Das Zweite, das auch entscheidend ist, ist, dass wir eine völlig neue Form des Inves­torenschutzes brauchen. Mit den vorgesehenen Sonderklagsrechten für Großkonzerne können wir nicht leben. Das haben wir klargemacht, das kommt für uns nicht infrage.

Der dritte Punkt ist natürlich die Transparenz. (Abg. Kogler: Dann muss man den Vertrag ablehnen! Das geht nicht anders!) Jetzt sind wir beim entscheidenden Punkt, Herr Kogler! Wenn wir darüber reden, was wir da diskutieren, dann reden wir darüber, dass wir für den Fall, dass wir das so nicht wollen, in Wirklichkeit das ganze Projekt stoppen, und da muss man sich das Umfeld anschauen, in dem wir diskutieren.

Wir wissen, dass sich die EU nach Trump und nach dem Brexit bewusst dazu erklärt hat, eine stärkere Rolle zu spielen, selbstbewusst aufzutreten und zu versuchen, dieses europäische Einigungsprojekt mit noch größerem Schwung voranzutreiben und die europäischen Positionen im globalen Spiel der Kräfte durchzusetzen. Meine persönliche Überzeugung ist: Wenn wir jetzt ablehnen, dann zerstören wir dieses Kon­zept, dann zerstört Österreich diese strategische Perspektive für die EU. Wir müssen uns aber sehr wohl überlegen: Was kommt danach? Was bedeutet das? (Abg. Kickl: Genau! Euro für alle!) Da geht es dann nicht nur um CETA, sondern da geht es um eine Grundsatzfrage, wie wir Europa in der Welt positionieren wollen.

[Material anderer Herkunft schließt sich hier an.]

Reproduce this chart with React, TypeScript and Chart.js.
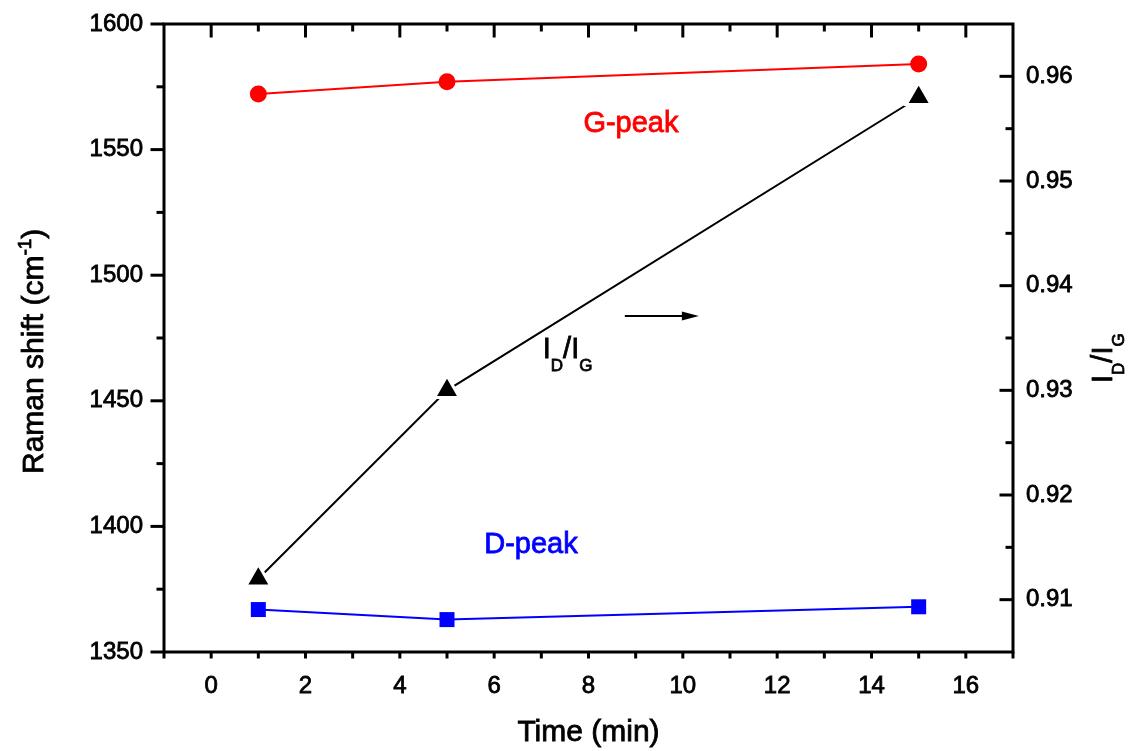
import React, { useEffect, useRef } from 'react';
import { Chart, registerables } from 'chart.js';

Chart.register(...registerables);

// ---- data ----
const times = [1, 5, 15];
const gPeak = [1572.1, 1577.0, 1584.1];
const dPeak = [1366.9, 1362.9, 1368.0];
const ratio = [0.912, 0.930, 0.958];

// ---- ticks ----
const xMajorTicks = [0, 2, 4, 6, 8, 10, 12, 14, 16];
const xMinorTicks = [1, 3, 5, 7, 9, 11, 13, 15];
const leftMajorTicks = [1350, 1400, 1450, 1500, 1550, 1600];
const leftMinorTicks = [1375, 1425, 1475, 1525, 1575];
const rightMajorTicks = [0.91, 0.92, 0.93, 0.94, 0.95, 0.96];
const rightMinorTicks = [0.915, 0.925, 0.935, 0.945, 0.955];

// ---- annotation anchors (data units) ----
const gLabel = { x: 8.9, y: 1557 };
const dLabel = { x: 6.78, y: 1389.4 };
const ratioLabel = { x: 7.03, y: 1467 };
const arrowFrom = { x: 8.77, y: 1483.8 };
const arrowTo = { x: 10.34, y: 1483.8 };

const FONT = '"Liberation Sans", Arial, Helvetica, sans-serif';
const TEXT_STROKE = 0.8;

function fillStroke(ctx: CanvasRenderingContext2D, t: string, x: number, y: number) {
  ctx.fillText(t, x, y);
  ctx.strokeText(t, x, y);
}

function drawSubText(ctx: CanvasRenderingContext2D, parts: [string, boolean][], x: number, y: number, main: number, sub: number, drop: number) {
  let cx = x;
  for (const [t, isSub] of parts) {
    ctx.font = `${isSub ? sub : main}px ${FONT}`;
    fillStroke(ctx, t, cx, isSub ? y + drop : y);
    cx += ctx.measureText(t).width;
  }
}

const decor = {
  id: 'decor',
  afterDraw(chart: any) {
    const { ctx, chartArea: a, scales } = chart;
    const xs = scales.x, ys = scales.y, y1s = scales.y1;
    ctx.save();
    ctx.strokeStyle = '#000';
    ctx.fillStyle = '#000';
    ctx.lineWidth = 3;
    ctx.strokeRect(a.left, a.top, a.right - a.left, a.bottom - a.top);
    const seg = (x0: number, yA: number, x1: number, yB: number) => {
      ctx.beginPath();
      ctx.moveTo(x0, yA);
      ctx.lineTo(x1, yB);
      ctx.stroke();
    };
    // left axis (outward)
    leftMajorTicks.forEach(v => { const p = ys.getPixelForValue(v); seg(a.left - 13.5, p, a.left, p); });
    leftMinorTicks.forEach(v => { const p = ys.getPixelForValue(v); seg(a.left - 7.5, p, a.left, p); });
    // right axis (inward)
    rightMajorTicks.forEach(v => { const p = y1s.getPixelForValue(v); seg(a.right - 13.5, p, a.right, p); });
    rightMinorTicks.forEach(v => { const p = y1s.getPixelForValue(v); seg(a.right - 7.5, p, a.right, p); });
    // bottom axis (outward)
    [...xMajorTicks, ...xMinorTicks, -1, 17].forEach(v => { const p = xs.getPixelForValue(v); seg(p, a.bottom, p, a.bottom + 6.5); });
    // top axis (inward)
    xMajorTicks.forEach(v => { const p = xs.getPixelForValue(v); seg(p, a.top, p, a.top + 13.5); });
    xMinorTicks.forEach(v => { const p = xs.getPixelForValue(v); seg(p, a.top, p, a.top + 7.5); });

    // annotations
    ctx.lineWidth = TEXT_STROKE;
    ctx.textBaseline = 'alphabetic';
    ctx.textAlign = 'center';
    ctx.font = `29px ${FONT}`;
    ctx.fillStyle = '#ff0000';
    ctx.strokeStyle = '#ff0000';
    fillStroke(ctx, 'G-peak', xs.getPixelForValue(gLabel.x), ys.getPixelForValue(gLabel.y));
    ctx.fillStyle = '#0000ff';
    ctx.strokeStyle = '#0000ff';
    fillStroke(ctx, 'D-peak', xs.getPixelForValue(dLabel.x), ys.getPixelForValue(dLabel.y));
    ctx.fillStyle = '#000';
    ctx.strokeStyle = '#000';
    ctx.textAlign = 'left';
    const ratioParts: [string, boolean][] = [['I', false], ['D', true], ['/', false], ['I', false], ['G', true]];
    drawSubText(ctx, ratioParts, xs.getPixelForValue(ratioLabel.x), ys.getPixelForValue(ratioLabel.y), 29, 17, 13);

    // arrow
    const ax0 = xs.getPixelForValue(arrowFrom.x);
    const ax1 = xs.getPixelForValue(arrowTo.x);
    const ay = ys.getPixelForValue(arrowFrom.y);
    ctx.lineWidth = 2;
    seg(ax0, ay, ax1 - 10, ay);
    ctx.beginPath();
    ctx.moveTo(ax1, ay);
    ctx.lineTo(ax1 - 17, ay - 4.5);
    ctx.lineTo(ax1 - 17, ay + 4.5);
    ctx.closePath();
    ctx.fill();

    // axis titles
    ctx.lineWidth = TEXT_STROKE;
    ctx.textAlign = 'center';
    ctx.font = `30px ${FONT}`;
    fillStroke(ctx, 'Time (min)', (a.left + a.right) / 2, a.bottom + 89);

    // left title (rotated, with superscript)
    ctx.save();
    ctx.translate(a.left - 121, a.bottom - 178);
    ctx.rotate(-Math.PI / 2);
    ctx.textAlign = 'left';
    drawSubText(ctx, [['Raman shift (cm', false], ['-1', true], [')', false]], 0, 0, 30, 19, -12);
    ctx.restore();

    // right title (rotated, with subscripts)
    ctx.save();
    ctx.translate(a.right + 99, (a.top + a.bottom) / 2 + 45);
    ctx.rotate(-Math.PI / 2);
    ctx.textAlign = 'left';
    drawSubText(ctx, ratioParts, 0, 0, 29, 17, 12);
    ctx.restore();

    ctx.restore();
  },
};

export default function App() {
  const ref = useRef<HTMLCanvasElement | null>(null);
  useEffect(() => {
    document.body.style.margin = '0';
    const canvas = ref.current;
    if (!canvas) return;
    const tickFont = { family: FONT, size: 24 };
    const tickBase = { color: '#000', font: tickFont, textStrokeColor: '#000', textStrokeWidth: TEXT_STROKE, autoSkip: false };
    const chart = new Chart(canvas, {
      type: 'line',
      data: {
        datasets: [
          {
            label: 'G-peak',
            data: times.map((t, i) => ({ x: t, y: gPeak[i] })),
            yAxisID: 'y',
            borderColor: '#ff0000',
            borderWidth: 2,
            backgroundColor: '#ff0000',
            pointStyle: 'circle',
            pointRadius: 8.5,
            pointBackgroundColor: '#ff0000',
            pointBorderWidth: 0,
            tension: 0,
            fill: false,
          },
          {
            label: 'D-peak',
            data: times.map((t, i) => ({ x: t, y: dPeak[i] })),
            yAxisID: 'y',
            borderColor: '#0000ff',
            borderWidth: 2,
            backgroundColor: '#0000ff',
            pointStyle: 'rect',
            pointRadius: 10.6,
            pointBackgroundColor: '#0000ff',
            pointBorderWidth: 0,
            tension: 0,
            fill: false,
          },
          {
            label: 'ID/IG',
            data: times.map((t, i) => ({ x: t, y: ratio[i] })),
            yAxisID: 'y1',
            borderColor: '#000000',
            borderWidth: 2,
            backgroundColor: '#000000',
            pointStyle: 'triangle',
            pointRadius: 14.5,
            pointBackgroundColor: '#000000',
            pointBorderColor: '#ffffff',
            pointBorderWidth: 3,
            tension: 0,
            fill: false,
          },
        ],
      },
      options: {
        animation: false,
        responsive: false,
        devicePixelRatio: 1,
        events: [],
        layout: { padding: { top: 24, left: 0, right: 0, bottom: 0 } },
        plugins: {
          legend: { display: false },
          tooltip: { enabled: false },
          title: { display: false },
        },
        scales: {
          x: {
            type: 'linear',
            position: 'bottom',
            min: -1,
            max: 17,
            afterBuildTicks: (s: any) => { s.ticks = xMajorTicks.map(v => ({ value: v })); },
            afterFit: (s: any) => { s.height = 99; s.paddingLeft = 0; s.paddingRight = 0; },
            grid: { display: false, drawTicks: false },
            border: { display: false },
            ticks: { ...tickBase, padding: 20, maxRotation: 0, callback: (v: any) => String(v) },
          },
          y: {
            type: 'linear',
            position: 'left',
            min: 1350,
            max: 1600,
            afterBuildTicks: (s: any) => { s.ticks = leftMajorTicks.map(v => ({ value: v })); },
            afterFit: (s: any) => { s.width = 164; s.paddingTop = 0; s.paddingBottom = 0; },
            grid: { display: false, drawTicks: false },
            border: { display: false },
            ticks: { ...tickBase, padding: 21, callback: (v: any) => String(v) },
          },
          y1: {
            type: 'linear',
            position: 'right',
            min: 0.905,
            max: 0.965,
            afterBuildTicks: (s: any) => { s.ticks = rightMajorTicks.map(v => ({ value: v })); },
            afterFit: (s: any) => { s.width = 133; s.paddingTop = 0; s.paddingBottom = 0; },
            grid: { display: false, drawTicks: false },
            border: { display: false },
            ticks: { ...tickBase, padding: 13, callback: (v: any) => Number(v).toFixed(2) },
          },
        },
      },
      plugins: [decor],
    } as any);
    return () => chart.destroy();
  }, []);
  return (
    <div style={{ position: 'absolute', left: 0, top: 0, width: 1146, height: 751, background: '#fff' }}>
      <canvas ref={ref} width={1146} height={751} style={{ display: 'block', width: 1146, height: 751 }} />
    </div>
  );
}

Ich als Bundeskanzler empfinde in höchstem Maße Verantwortung in Bezug auf die Zukunft dieses europäischen Projekts sowie die starke Zukunft von Österreich in der EU. Wenn wir darüber diskutieren, dass wir dieses Projekt zerstören und in die Luft schießen, dann, muss ich Ihnen offen sagen, reden wir darüber, dass wir eine zutiefst antieuropäische Position einnehmen. Dann zerstören wir nicht nur die Rolle Europas in der Welt, sondern dann müssen wir uns auch überlegen, was das für die Position Österreichs innerhalb der EU bedeutet, denn dieser Weg führt uns direkt auf die Eselsbank in der EU – knapp neben Ungarn und Polen – und würde uns isolieren; ich kann Ihnen das sagen, ich war bei diesen Gesprächen intensivst dabei.

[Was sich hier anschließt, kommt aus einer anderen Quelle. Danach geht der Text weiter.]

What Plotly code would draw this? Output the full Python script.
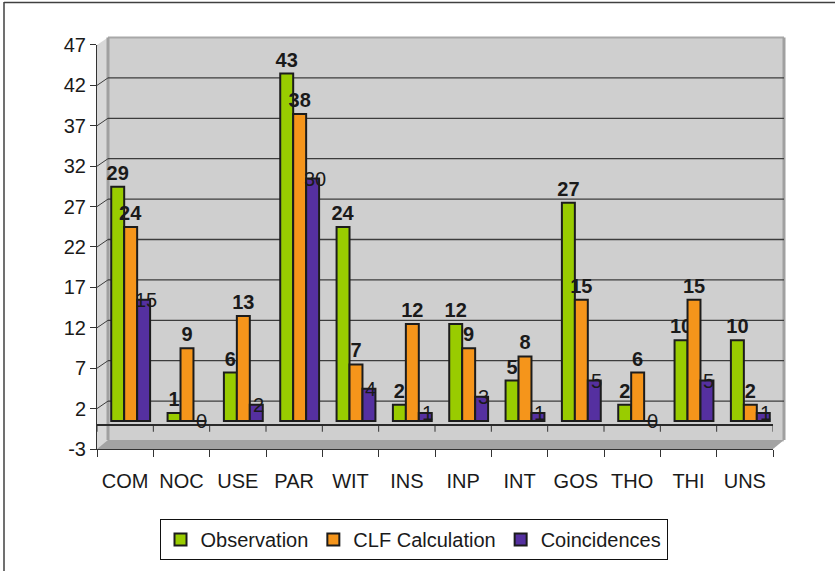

Deshalb bin ich zu folgender Einschätzung gekommen: Für uns ist wichtig, dass wir ein neues Konzept für diese Handelsgerichtshöfe bekommen – das ist ein äußerst wichtiger Punkt für mich! Wir wissen, dass der EuGH da eine Entscheidung zu treffen hat. Wir wissen, dass in der Grundsatzerklärung festgelegt ist, dass es diesbezüglich zu Fortschritten kommen muss. Eine solche Einigung über neue Gerichtshöfe liegt jedoch weit und breit nicht vor, und es wird meines Erachtens auch noch Jahre dauern, bis wir da ein entsprechendes Konzept haben.

Aus meiner Sicht ist deshalb die Lösung, zu sagen: Ja, wir bekennen uns zu den europäischen Verpflichtungen, ja, wir zerstören diese Idee, die Europa hat, nicht – nämlich den Welthandel stärker zu dominieren und zu bestimmen, diesen nicht den Chinesen und den Amerikanern zu überlassen –, aber nein, wir sind nicht bereit, bis auf Weiteres Sonderrechte für internationale Konzerne zuzulassen.

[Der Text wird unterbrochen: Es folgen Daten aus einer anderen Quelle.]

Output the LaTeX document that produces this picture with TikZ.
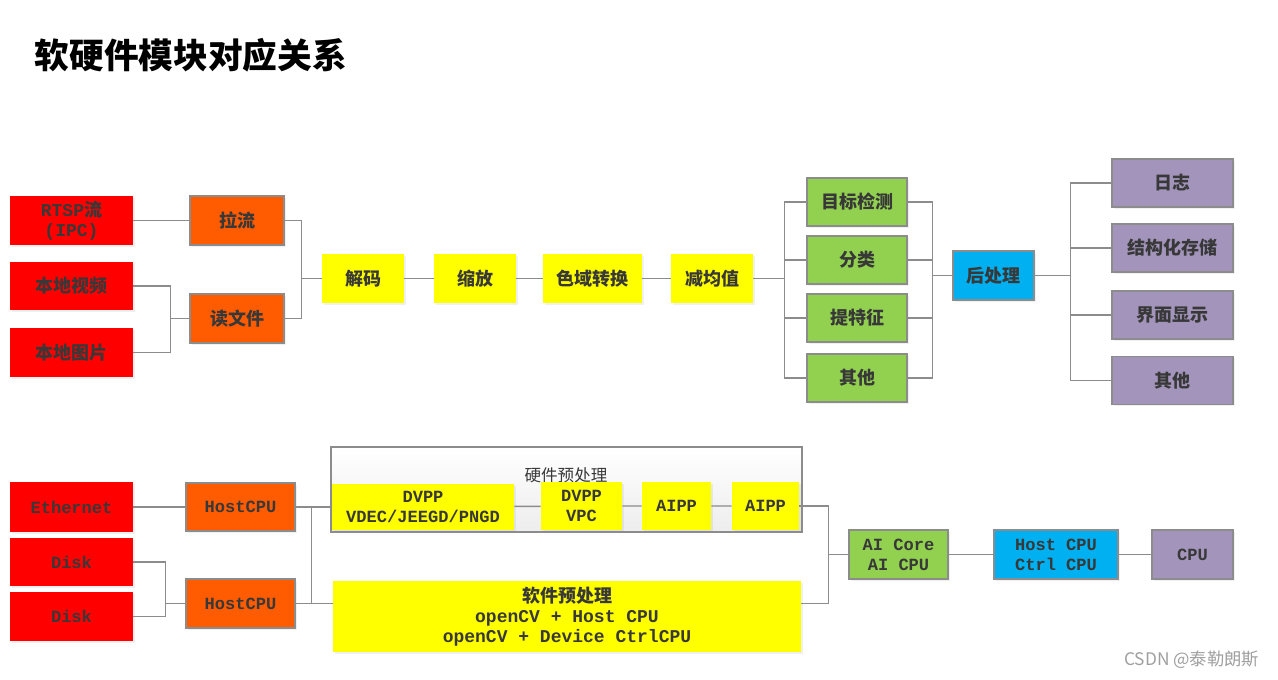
\documentclass[tikz,border=0pt]{standalone}
\usepackage{fontspec}
\setmainfont{Noto Sans CJK SC}
\newfontfamily\mono{Liberation Mono}
\usepackage{tikz}
\usetikzlibrary{positioning, shadows}
\usepackage{xcolor}
\definecolor{boxred}{HTML}{FF0000}
\definecolor{boxorange}{HTML}{FF5B00}
\definecolor{boxyellow}{HTML}{FFFF00}
\definecolor{boxgreen}{HTML}{92D050}
\definecolor{boxblue}{HTML}{00B0F0}
\definecolor{boxpurple}{HTML}{A294BA}
\definecolor{linegray}{HTML}{8C8C8C}
\definecolor{textgray}{HTML}{383838}

\tikzset{
  boxsize/.style 2 args={minimum width=#1*0.75pt, minimum height=#2*0.75pt},
  box/.style={rectangle, inner sep=0pt, align=center, text=textgray,
    font=\fontsize{13.5}{15}\selectfont\bfseries,
    drop shadow={opacity=0.12, shadow xshift=1.2pt, shadow yshift=-1.2pt}},
  monotext/.style={font=\mono\fontsize{12.8}{15}\selectfont\bfseries},
  redbox/.style={box, fill=boxred},
  orangebox/.style={box, fill=boxorange, draw=linegray, line width=0.8pt},
  yellowbox/.style={box, fill=boxyellow},
  greenbox/.style={box, fill=boxgreen, draw=linegray, line width=0.8pt},
  bluebox/.style={box, fill=boxblue, draw=linegray, line width=0.8pt},
  purplebox/.style={box, fill=boxpurple, draw=linegray, line width=0.8pt},
  conn/.style={draw=linegray, line width=1.1pt},
}

\begin{document}
\begin{tikzpicture}[x=0.75pt, y=-0.75pt]
  \useasboundingbox (0,0) rectangle (1278,679);
  % Titel
  \node[anchor=west, font=\fontsize{26}{30}\selectfont\bfseries] (title) at (30,55) {软硬件模块对应关系};

  % Quellen oben
  \node[redbox, boxsize={123}{49}] (rtsp) at (71.5,220.5) {{\mono RTSP}流\\{\mono (IPC)}};
  \node[redbox, boxsize={123}{48}] (video) at (71.5,286) {本地视频};
  \node[redbox, boxsize={123}{49}] (image) at (71.5,352.5) {本地图片};
  \node[orangebox, boxsize={94}{49}] (pull) at (237,220.5) {拉流};
  \node[orangebox, boxsize={94}{49}] (read) at (237,318.5) {读文件};

  % Vorverarbeitung
  \node[yellowbox, boxsize={82}{49}] (decode) at (363,278.5) {解码};
  \node[yellowbox, boxsize={82}{49}] (resize) at (475,278.5) {缩放};
  \node[yellowbox, boxsize={99}{49}] (csc) at (592.5,278.5) {色域转换};
  \node[yellowbox, boxsize={82}{49}] (mean) at (712,278.5) {减均值};

  % Inferenz
  \foreach \n/\t/\y in {det/目标检测/202, cls/分类/260, feat/提特征/318, othera/其他/378}{
    \node[greenbox, boxsize={100}{48}] (\n) at (857,\y) {\t};
  }
  \node[bluebox, boxsize={81}{49}] (post) at (993.5,275.5) {后处理};

  % Nachverarbeitung
  \foreach \n/\t/\y in {log/日志/183, store/结构化存储/248, gui/界面显示/315, otherb/其他/380.5}{
    \node[purplebox, boxsize={121}{48}] (\n) at (1172.5,\y) {\t};
  }

  % Verbindungen oben
  \draw[conn] (rtsp.east) -- (pull.west);
  \draw[conn] (video.east) -- ++(37,0) |- (read.west);
  \draw[conn] (image.east) -- ++(37,0) |- (read.west);
  \draw[conn] (pull.east) -- ++(17,0) |- (decode.west);
  \draw[conn] (read.east) -- ++(17,0) |- (decode.west);
  \draw[conn] (decode) -- (resize) -- (csc) -- (mean);
  \foreach \n in {det, cls, feat, othera}{
    \draw[conn] (mean.east) -- ++(31,0) |- (\n.west);
    \draw[conn] (\n.east) -- ++(25,0) |- (post.west);
  }
  \foreach \n in {log, store, gui, otherb}{
    \draw[conn] (post.east) -- ++(36,0) |- (\n.west);
  }

  % Hardware unten
  \node[redbox, monotext, boxsize={123}{50}] (eth) at (71.5,507) {Ethernet};
  \node[redbox, monotext, boxsize={123}{48}] (diska) at (71.5,562) {Disk};
  \node[redbox, monotext, boxsize={123}{49}] (diskb) at (71.5,616.5) {Disk};
  \node[orangebox, monotext, boxsize={109}{48}] (hosta) at (240.5,507) {HostCPU};
  \node[orangebox, monotext, boxsize={109}{49}] (hostb) at (240.5,603.5) {HostCPU};

  % Gruppe Hardware-Vorverarbeitung
  \node[draw=linegray, line width=0.9pt, top color=white, bottom color=gray!14,
    boxsize={471}{85}] (hw) at (566.5,489.5) {};
  \node[text=textgray, font=\fontsize{12.4}{14}\selectfont] (hwtitle) at (566,475) {硬件预处理};
  \node[yellowbox, monotext, boxsize={182}{46}] (vdec) at (423,507) {DVPP\\VDEC/JEEGD/PNGD};
  \node[yellowbox, monotext, boxsize={81}{48}] (vpc) at (581.5,506) {DVPP\\VPC};
  \node[yellowbox, monotext, boxsize={69}{48}] (aippa) at (676.5,506) {AIPP};
  \node[yellowbox, monotext, boxsize={67}{48}] (aippb) at (765.5,506) {AIPP};
  \node[yellowbox, boxsize={468}{71}] (sw) at (567,616.5)
    {软件预处理\\{\mono openCV + Host CPU}\\{\mono openCV + Device CtrlCPU}};

  \node[greenbox, monotext, boxsize={99}{49}] (aicore) at (898.5,554.5) {AI Core\\AI CPU};
  \node[bluebox, monotext, boxsize={124}{49}] (ctrl) at (1056,554.5) {Host CPU\\Ctrl CPU};
  \node[purplebox, monotext, boxsize={81}{49}] (cpu) at (1192.5,554.5) {CPU};

  % Verbindungen unten
  \draw[conn] (eth.east) -- (hosta.west);
  \draw[conn] (diska.east) -- ++(32,0) |- (hostb.west);
  \draw[conn] (diskb.east) -- ++(32,0) |- (hostb.west);
  \draw[conn] (hosta.east) -- (vdec.west);
  \draw[conn] (hosta.east) -- ++(16,0) |- (hostb.east);
  \draw[conn] (hostb.east) -- (hostb.east -| sw.west);
  \draw[conn] (vdec) -- (vpc) -- (aippa) -- (aippb);
  \draw[conn] (aippb.east) -- ++(29,0) |- (aicore.west);
  \draw[conn] (sw.east |- hostb.east) -- ++(27,0) |- (aicore.west);
  \draw[conn] (aicore) -- (ctrl) -- (cpu);

  % Wasserzeichen
  \node[anchor=east, text=gray!75, font=\fontsize{13}{15}\selectfont] (mark) at (1264,660) {CSDN @泰勒朗斯};
\end{tikzpicture}
\end{document}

Ich halte das für den richtigen Weg, und das ist der Grund, warum ich der Meinung bin, dass es, bevor nicht all diese Fragen minutiös gelöst sind, keine Grundlage dafür gibt, dass die österreichische Bundesregierung dem Hohen Haus CETA zur Ratifizierung vorlegt. (Beifall bei der SPÖ. – Abg. Kickl: Zur direkten Demokratie haben wir jetzt kein Wort vernommen!)